A dieci mesi di distanza dalla sua presentazione in Commissione Cultura del Senato, il predetto disegno di legge delega è in procinto di essere licenziato per l’Assemblea con gli emendamenti apportati, che, con riguardo all’articolo 10 prevedono:

-l’inclusione nel ruolo unico delle attuali figure dirigenziali e/o attributarie di posizioni dirigenziali ancorché non connotate da precipui compiti di gestione di risorse umane e finanziarie, se non in misura marginale ed eventuale;

-la pari inclusione nello stesso dei segretari comunali, sia pure limita ad un triennio, per continuare essi a svolgere le funzioni di controllo della legalità dell’azione amministrativa e di coordinamento dell’azione amministrativa;

-la confermata esclusione dal ruolo unico della dirigenza statale della dirigenza scolastica, precludendo in radice la possibilità che essa sia collocata nelle pure previste sezioni per le professionalità speciali, ma sempre all’interno del ruolo unico: all’infuori del quale, ex lege, non vi è dirigenza!

In parallelo alla discussione in Senato, la Camera dei deputati è chiamata ad approvare il disegno di legge delega di attuazione della Buona scuola, che fa perno su una potenziata o rafforzata dirigenza scolastica, affinché possa essa “garantire un’immediata e celere gestione delle risorse umane, finanziarie, tecnologiche e materiali”, svolgendo dunque “compiti di gestione direzionale, organizzativa e di coordinamento”, con “responsabilità delle scelte didattiche, formative e della valorizzazione delle risorse umane e del merito dei docenti”.

Tal che l’assurda sua esclusione dal ruolo unico configurerebbe la dirigenza scolastica – al di là del nomen iuris – come un’entità sospesa o definibile in negativo, per l’appunto una non dirigenza, non potendo di certo essere ascritta nel novero dei professional – caratterizzati dal possesso di circoscritte competenze tecniche, esercitate con più o meno larga discrezionalità, giuscivilisticamente configuranti una c.d. obbligazione di mezzi e, a fortiori, dei funzionari, agenti le parimenti circoscritte competenze tecniche nell’ambito di procedure predefinite; ovvero, ed infine, assimilandola ad una sorta di super esperto disciplinare che insegna la propria materia, con quel che la integra e la supporta ( ciò che invece è tipico della funzione docente, ex artt. 1 e 395 del D. Lgs 297/94 e artt. 26 e 27 CCNL Scuola): benché ogni dirigente preposto alla conduzione delle istituzioni scolastiche debba avere confidenza con i processi educativi, affinità di linguaggio con i professionisti della formazione che deve coordinare, familiarità con contesti organizzativi contrassegnati da legami deboli, in cui l’interpretazione prevale sull’esecuzione, in luogo dei lineari canoni propri delle procedure prevalentemente standardizzate.
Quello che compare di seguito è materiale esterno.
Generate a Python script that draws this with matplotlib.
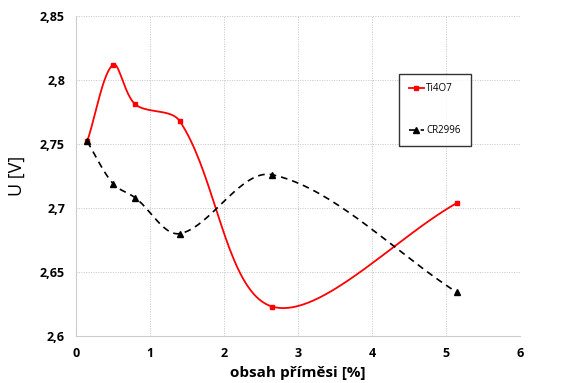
import numpy as np
import matplotlib.pyplot as plt
from matplotlib.ticker import FuncFormatter

# Data
x_vals = [0.15, 0.5, 0.8, 1.4, 2.65, 5.15]
ti4o7 = [2.752, 2.812, 2.781, 2.768, 2.623, 2.704]
cr2996 = [2.752, 2.719, 2.708, 2.680, 2.726, 2.634]

x_ticks = [0, 1, 2, 3, 4, 5, 6]
y_ticks = [2.6, 2.65, 2.7, 2.75, 2.8, 2.85]

# rough pixel size of one unit on each axis (for the smoothing)
SX, SY = 74.0, 1280.0


# Excel-like smoothed line: bezier segments, tangents scaled by chord length
def smooth(x, y, n=40):
    p = np.column_stack([np.array(x) * SX, np.array(y) * SY])
    d = np.linalg.norm(np.diff(p, axis=0), axis=1)
    m = np.zeros_like(p)
    for i in range(len(p)):
        if i == 0:
            m[i] = (p[1] - p[0]) / d[0]
        elif i == len(p) - 1:
            m[i] = (p[-1] - p[-2]) / d[-1]
        else:
            m[i] = (p[i + 1] - p[i - 1]) / (d[i - 1] + d[i])
    out = []
    t = np.linspace(0, 1, n)[:, None]
    for i in range(len(p) - 1):
        p1, p2 = p[i], p[i + 1]
        c1 = p1 + m[i] * d[i] / 3
        c2 = p2 - m[i + 1] * d[i] / 3
        seg = ((1 - t) ** 3) * p1 + 3 * ((1 - t) ** 2) * t * c1 \
            + 3 * (1 - t) * t ** 2 * c2 + t ** 3 * p2
        out.append(seg)
    s = np.vstack(out)
    return s[:, 0] / SX, s[:, 1] / SY


plt.rcParams['font.family'] = ['Open Sans', 'DejaVu Sans']

fig = plt.figure(figsize=(5.72, 3.83), dpi=100)
ax = fig.add_axes([0.133, 0.1227, 0.776, 0.8355])

sx, sy = smooth(x_vals, ti4o7)
ax.plot(sx, sy, color='red', lw=1.3)
ax.plot(x_vals, ti4o7, ls='none', marker='s', ms=2.5, color='red')
ax.plot([], [], color='red', lw=1.3, marker='s', ms=2.5, label='Ti4O7')

sx, sy = smooth(x_vals, cr2996)
ax.plot(sx, sy, color='black', lw=1.2, ls=(0, (4, 3)))
ax.plot(x_vals, cr2996, ls='none', marker='^', ms=4.5, color='black')
ax.plot([], [], color='black', lw=1.2, ls=(0, (4, 3)), marker='^', ms=4,
        label='CR2996')

ax.set_xlim(0, 6)
ax.set_ylim(2.6, 2.85)
ax.set_xticks(x_ticks)
ax.set_yticks(y_ticks)
ax.yaxis.set_major_formatter(FuncFormatter(lambda v, p: ('%g' % round(v, 2)).replace('.', ',')))
ax.tick_params(length=0, labelsize=9, pad=8)
for lab in ax.get_xticklabels() + ax.get_yticklabels():
    lab.set_fontweight('bold')

ax.grid(True, color='#c4c4c4', ls=(0, (1, 1.5)), lw=0.7)
for s in ['top', 'right']:
    ax.spines[s].set_visible(False)
for s in ['left', 'bottom']:
    ax.spines[s].set_color('#cccccc')

ax.set_xlabel('obsah příměsi [%]', fontsize=11, fontweight='bold', labelpad=4)
ax.set_ylabel('U [V]', fontsize=13, labelpad=10)

leg = ax.legend(loc='upper left', bbox_to_anchor=(0.728, 0.82), fontsize=7,
                frameon=True, fancybox=False, edgecolor='black',
                labelspacing=3.2, handlelength=1.5, handletextpad=0.3,
                borderpad=1.0, borderaxespad=0)
leg.get_frame().set_linewidth(1.0)

fig.savefig('out.png', dpi=100)
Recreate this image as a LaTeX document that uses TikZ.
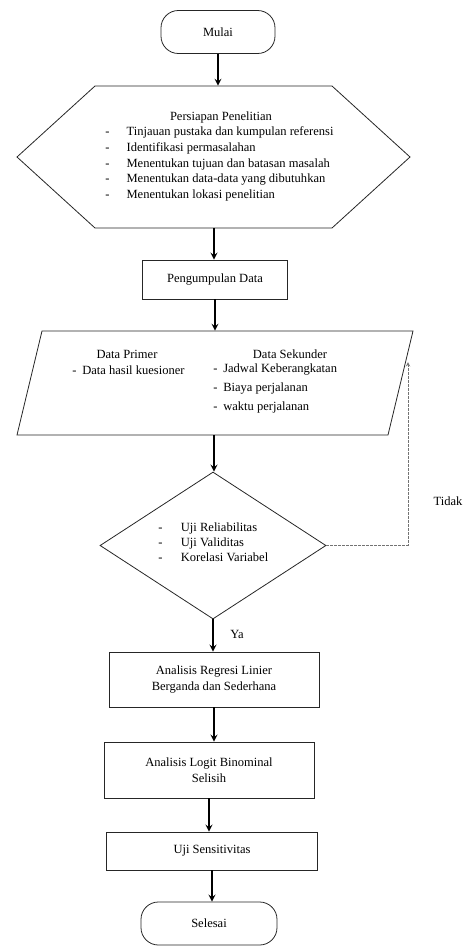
\documentclass[tikz,border=0pt]{standalone}
\usepackage{fontspec}
\setmainfont{Liberation Serif}
\usetikzlibrary{positioning,shapes.geometric}
\newcommand{\pxu}{0.75pt}
\newcommand{\itm}[2][16pt]{\makebox[#1][l]{-}#2}

\begin{document}
\begin{tikzpicture}[
  x=0.75pt, y=-0.75pt,
  font=\fontsize{9.4}{11.9}\selectfont,
  shp/.style={draw=black!85, line width=0.6pt},
  term/.style={shp, rectangle, rounded corners=13pt, inner sep=0pt},
  box/.style={shp, rectangle, align=center, inner sep=0pt},
  hole/.style={rectangle, inner sep=0pt},
  lst/.style={align=left, inner sep=0pt},
  arr/.style={->, >=stealth, line width=1.3pt},
  back/.style={->, >=stealth, draw=black!55, line width=0.5pt, dash pattern=on 2pt off 1pt}
]
  \useasboundingbox (0,0) rectangle (467,947);

  % Mulai
  \node[term, minimum width=114*\pxu, minimum height=43*\pxu] (mulai) at (218,32) {Mulai};

  % Persiapan Penelitian
  \node[hole, minimum width=237*\pxu, minimum height=142*\pxu] (prep) at (214,157) {};
  \draw[shp] (95,86) -- (332,86) -- (410,157) -- (332,228) -- (95,228) -- (17,157) -- cycle;
  \node (prepT) at (221,117) {Persiapan Penelitian};
  \node[lst, anchor=west] (prepL) at (105,164) {\itm{Tinjauan pustaka dan kumpulan referensi}\\
    \itm{Identifikasi permasalahan}\\
    \itm{Menentukan tujuan dan batasan masalah}\\
    \itm{Menentukan data-data yang dibutuhkan}\\
    \itm{Menentukan lokasi penelitian}};

  % Pengumpulan Data
  \node[box, minimum width=145*\pxu, minimum height=39*\pxu] (kumpul) at (215,279.5) {Pengumpulan Data};

  % Data primer / sekunder
  \node[hole, minimum width=346*\pxu, minimum height=104*\pxu] (data) at (214,383) {};
  \draw[shp] (42,331) -- (413,331) -- (388,435) -- (17,435) -- cycle;
  \node (primT) at (127,354) {Data Primer};
  \node[lst, anchor=west] (primL) at (72,370) {\itm[7.5pt]{Data hasil kuesioner}};
  \node (sekT) at (290,354) {Data Sekunder};
  \node[lst, anchor=west, font=\fontsize{9.4}{13.9}\selectfont] (sekL) at (213,388.5) {\itm[7.5pt]{Jadwal Keberangkatan}\\
    \itm[7.5pt]{Biaya perjalanan}\\
    \itm[7.5pt]{waktu perjalanan}};

  % Uji
  \node[shp, diamond, minimum width=226*\pxu, minimum height=147*\pxu, inner sep=0pt] (uji) at (213,545.5) {};
  \node[lst, anchor=west, font=\fontsize{9.4}{11.3}\selectfont] (ujiL) at (158,542) {\itm[17pt]{Uji Reliabilitas}\\
    \itm[17pt]{Uji Validitas}\\
    \itm[17pt]{Korelasi Variabel}};
  \node (tidak) at (448,501) {Tidak};
  \node (ya) at (237,634) {Ya};

  % Analisis
  \node[box, minimum width=210*\pxu, minimum height=55*\pxu] (regresi) at (214,679.5) {Analisis Regresi Linier\\Berganda dan Sederhana};
  \node[box, minimum width=210*\pxu, minimum height=56*\pxu] (logit) at (209,770) {Analisis Logit Binominal\\Selisih};
  \node[box, minimum width=211*\pxu, minimum height=38*\pxu] (sensitiv) at (212,851) {Uji Sensitivitas};

  % Selesai
  \node[term, minimum width=136*\pxu, minimum height=43*\pxu] (selesai) at (209,923.5) {Selesai};

  \coordinate (balik) at (408,362);

  \draw[arr] (mulai) -- (mulai |- prep.north);
  \draw[arr] (prep) -- (prep |- kumpul.north);
  \draw[arr] (kumpul) -- (kumpul |- data.north);
  \draw[arr] (data) -- (data |- uji.north);
  \draw[arr] (uji) -- (uji |- regresi.north);
  \draw[arr] (regresi) -- (regresi |- logit.north);
  \draw[arr] (logit) -- (logit |- sensitiv.north);
  \draw[arr] (sensitiv) -- (sensitiv |- selesai.north);
  \draw[back] (uji.east) -| (balik);
\end{tikzpicture}
\end{document}
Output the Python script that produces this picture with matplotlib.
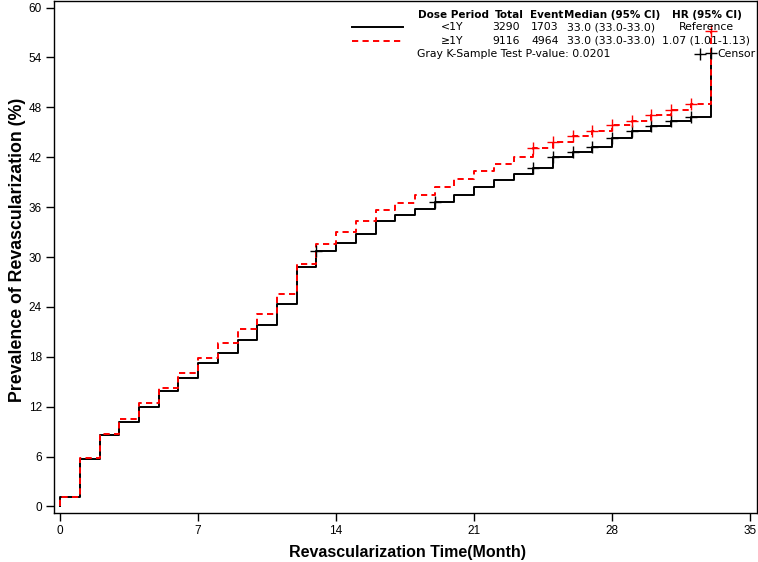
import matplotlib
matplotlib.use("Agg")
import matplotlib.pyplot as plt
import numpy as np
from matplotlib import font_manager

# ---------------- data ----------------
months = list(range(0, 33))  # start of each interval
lt1y_values = [1.1, 5.7, 8.6, 10.2, 12.0, 13.9, 15.5, 17.2, 18.5, 20.0, 21.8, 24.3,
               28.8, 30.7, 31.7, 32.8, 34.3, 35.0, 35.8, 36.6, 37.5, 38.4, 39.3, 40.0,
               40.7, 42.0, 42.6, 43.2, 44.3, 45.2, 45.8, 46.3, 46.8]
lt1y_final = 54.5
ge1y_values = [1.1, 5.8, 8.7, 10.5, 12.4, 14.3, 16.0, 17.9, 19.7, 21.3, 23.2, 25.5,
               29.1, 31.6, 33.0, 34.3, 35.6, 36.5, 37.4, 38.4, 39.4, 40.3, 41.2, 42.0,
               43.1, 43.8, 44.5, 45.2, 45.9, 46.4, 47.1, 47.7, 48.4]
ge1y_final = 57.2
end_month = 33
lt1y_censor = [13, 19, 24, 25, 26, 27, 28, 29, 30, 31, 32, 33]
ge1y_censor = [24, 25, 26, 27, 28, 29, 30, 31, 32, 33]

x_ticks = [0, 7, 14, 21, 28, 35]
y_ticks = [0, 6, 12, 18, 24, 30, 36, 42, 48, 54, 60]

groups = ["<1Y", "\u22651Y"]
totals = ["3290", "9116"]
events = ["1703", "4964"]
medians = ["33.0 (33.0-33.0)", "33.0 (33.0-33.0)"]
hrs = ["Reference", "1.07 (1.01-1.13)"]
pvalue_text = "Gray K-Sample Test P-value: 0.0201"

# ---------------- fonts ----------------
avail = {f.name for f in font_manager.fontManager.ttflist}
narrow = ['Liberation Sans Narrow'] if 'Liberation Sans Narrow' in avail else ['Liberation Sans']

W, H = 758, 562
L, R, T, B = 54.3, 756.7, 0.5, 512.7
fig = plt.figure(figsize=(W / 100, H / 100), dpi=100)
ax = fig.add_axes([L / W, (H - B) / H, (R - L) / W, (B - T) / H])


def curve(vals, final):
    t = [0] + months + [end_month]
    y = [0] + vals + [final]
    return t, y


def value_at(vals, final, t):
    if t >= end_month:
        return final
    return vals[int(t)]


t1, y1 = curve(lt1y_values, lt1y_final)
t2, y2 = curve(ge1y_values, ge1y_final)

ax.plot(t1, y1, drawstyle='steps-post', color='black', lw=1.4, zorder=3)
ax.plot(t2, y2, drawstyle='steps-post', color='#ff0000', lw=1.4, ls=(0, (3.2, 2.2)), zorder=4)

ax.plot(lt1y_censor, [value_at(lt1y_values, lt1y_final, t) for t in lt1y_censor],
        ls='none', marker='+', ms=8, mew=1.0, color='black', zorder=5)
ax.plot(ge1y_censor, [value_at(ge1y_values, ge1y_final, t) for t in ge1y_censor],
        ls='none', marker='+', ms=8, mew=1.0, color='#ff0000', zorder=6)

ax.set_xlim(-0.30, 35.34)
ax.set_ylim(-0.75, 60.85)
ax.set_xticks(x_ticks)
ax.set_yticks(y_ticks)
ax.set_xticklabels([str(v) for v in x_ticks], family=narrow, fontsize=8.5)
ax.set_yticklabels([str(v) for v in y_ticks], family=narrow, fontsize=8.5)
ax.tick_params(direction='out', length=6, width=1.0, color='black', pad=3)
for s in ax.spines.values():
    s.set_linewidth(1.0)

ax.set_xlabel("Revascularization Time(Month)", family=narrow, fontsize=11.5,
              fontweight='bold', va='center')
ax.set_ylabel("Prevalence of Revascularization (%)", family=narrow, fontsize=12.8,
              fontweight='bold', va='center')
ax.xaxis.set_label_coords((407 - L) / (R - L), -(552 - B) / (B - T))
ax.yaxis.set_label_coords((18 - L) / (R - L), (B - 250) / (B - T))

# ---------------- legend table ----------------
def px(x, y):
    return x / W, 1 - y / H

hdr = dict(fontsize=7.5, fontweight='bold', family='DejaVu Sans', va='center')
txt = dict(fontsize=7.8, family='DejaVu Sans', va='center')

rows_y = [14.5, 27, 40.5, 54]
fig.text(*px(453, rows_y[0]), "Dose Period", ha='center', **hdr)
fig.text(*px(509, rows_y[0]), "Total", ha='center', **hdr)
fig.text(*px(546.5, rows_y[0]), "Event", ha='center', **hdr)
fig.text(*px(612, rows_y[0]), "Median (95% CI)", ha='center', **hdr)
fig.text(*px(706.5, rows_y[0]), "HR (95% CI)", ha='center', **hdr)

line_styles = [dict(color='black', lw=1.4), dict(color='#ff0000', lw=1.4, ls=(0, (3.2, 2.2)))]
for i in range(2):
    yy = rows_y[i + 1]
    fig.add_artist(plt.Line2D([352 / W, 403 / W], [1 - yy / H, 1 - yy / H],
                              transform=fig.transFigure, **line_styles[i]))
    fig.text(*px(452, yy), groups[i], ha='center', **txt)
    fig.text(*px(506, yy), totals[i], ha='center', **txt)
    fig.text(*px(545, yy), events[i], ha='center', **txt)
    fig.text(*px(611, yy), medians[i], ha='center', **txt)
    fig.text(*px(706.5, yy), hrs[i], ha='center', **txt)

fig.text(*px(417, rows_y[3]), pvalue_text, ha='left', **txt)
fig.add_artist(plt.Line2D([700 / W], [1 - rows_y[3] / H], transform=fig.transFigure,
                          marker='+', ms=8, mew=1.0, color='black', ls='none'))
fig.text(*px(717, rows_y[3]), "Censor", ha='left', **txt)

fig.savefig("out.png", dpi=100)
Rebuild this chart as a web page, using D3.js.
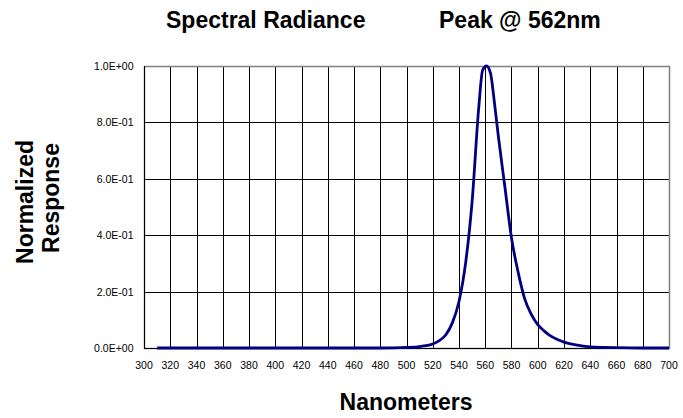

DIRIGENTISCUOLA-CONFEDIR chiede pertanto alle Autorità in indirizzo, che non vogliano assecondare un Legislatore schizofrenico, di farsi promotrici di un emendamento all’articolo 10 del DDL 1577/14, nel segno dell’inclusione nel ruolo unico dei dirigenti dello Stato dei dirigenti delle istituzioni scolastiche ed educative, eventualmente collocabili, all’interno del predetto ruolo unico, in una delle previste sezioni delle professionalità speciali in ragione della complessa funzione che sono chiamati a svolgere, integrante competenze di ordine gestionale, con diretta ed esclusiva responsabilità, e peculiari competenze di natura tecnico-professionale connesse alla qualifica di provenienza, senza pregiudizio della piena mobilità in uscita e dell’applicabilità dei generali istituti che connotano l’intera dirigenza pubblica.